Murphy paid a nice visit on the day I left for Austin to attend a two-day seminar at Wizard Academy. While packing, I grabbed the black vibrating travel alarm clock only to find it refused to tell time. No problem, time for a battery change. Click, click, clack, clunk. Nothing. Still refused to show its face. Strangely, however, the light worked.
Grr. Maybe bad batteries… it had happened before… when new batteries played dead and stayed that way. Another set. Click, click, clack, clunk. Same results. Great. Not like a there was nearby store that sold these. Good thing, we contacted the hotel and requested a room with accessibility equipment.
Walked in my hotel room and looked around to see what kind of equipment it had — rarely do two hotels have the same set up. Captioned TV, check. Visual fire alarm, check. Even a doorbell at the entry. Alarm, not sure. It had two settings: buzz or radio alarm. I didn’t get my hopes up as buzz means two things — vibrating buzz and audio buzz because the user doesn’t want to wake up to music.
I turned on the alarm for a few minutes after the current time to test it. The clock’s face blinked as it moaned without a vibration. Panicked for a minute. Idea. I turned on the alarm on my Sidekick for the time I need to get up, which buzzed when it went off. I also talked to Paul and he said he’d buzz me when he woke up.
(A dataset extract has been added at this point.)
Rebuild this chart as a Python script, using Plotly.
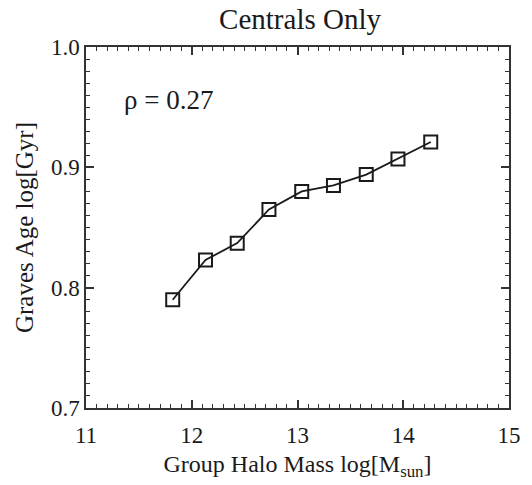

I slept lousy both nights. First night, I was awake before 6am. Second night, I was awake, went back to sleep, awake again and it was 10 after 6am. Paul buzzed me a few times and I never felt it. As much as I hated the other alarm clock’s strong vibrations, the experience was a lesson on why it need to be powerful (and I am not even a deep sleeper).
I checked with the hotel on the first night about the alarm and got confirmation that it didn’t vibrate (there was a part hanging out like it was supposed to attach to something, perhaps a vibrating part).
This was the first time I traveled with my Sidekick and boy, it made life easier! The hotel had a shuttle to pick up people from the airport. Most of the time, hotels wait for the traveler to call before sending the shuttle. Just about every airport I’ve gone to has a phone center for all the nearby hotels so you just pick up the phone that goes to your hotel and it rings there. No dialing.
Instead of searching for an employee and feeling like a helpless person, I paged Paul and he called the hotel. It took no time for the shuttle to arrive as it was an airport hotel. Record time from getting off the plane to entering in my room.
Second problem. Room service. That means dialing a couple of numbers to order. I did my usual, went to the front desk and gave them my order. Easy, but not a good feeling. I know it’s silly to feel this way, but I don’t like to do things differently from the norm especially where my hearing is involved. Dinner arrived with no problems. The food was eh, though.
Third problem. Check out. The process is simple — the receipt arrives under the door on the day you depart. Confirm the charges are in order and then… call and let the hotel know everything is cool. Again… I go downstairs and let them know. I stayed at a hotel where you could check out through its TV. That was sooo nice.
Funny, there was a blurb in The Dallas Morning News [might require free registration] Sunday edition about deep sleepers who use the vibrating alarm to help them wake up. So why don’t we see more alarms like this in the hotels? They don’t cost any more than a regular alarm and work both ways (sound or vibrate).
The room is also for people who use wheelchairs as many things were lower so they could reach it. I’ve stayed in a similar room, but one thing is new — the shower. I thought it had no shower at first, but realized it had no base (flat like the rest of the bathroom floor – see grainy photo on the right from Sidekick camera). I couldn’t imagine how I was going to shower without flooding the bathroom. It didn’t happen, but I put the towel mat next to it to be on the safe side.
The Sidekick didn’t work at the Academy, but neither did most cell phones. However, the Academy had wi-fi, so I connected my laptop to it and stayed connected with the world outside of the Academy. The hotel had Internet connection, but not for free. The wi-fi in the lobby cost $12.99. The Internet connection in the room cost $9.99 for 24 hours. You could connect free if you use the hotel’s computer in the business center. I never made it there, so I don’t know what it offered. I did use one day of the hotel room’s Internet connection (the day I arrived as I was in the room from 3pm till next morning) and it worked well.
Howard from Future Now who stayed at the Omni reported wi-fi was completely free at his hotel. Lucky stiff. AND the hotel had Peet’s Coffee! We were stuck with plain ol’ hotel coffee. I had Peet’s by mail order before, but never been to one of its stores.
Austin Begstrom airport has three wi-fi options, but none were free. One was T-Mobile, which was my Sidekick’s provider, but I couldn’t access it with my T-Mobile ID. C’mon, I only needed it for an hour, the company couldn’t let its customers access its wi-fi for a short time? Yea, yea… gotta make money.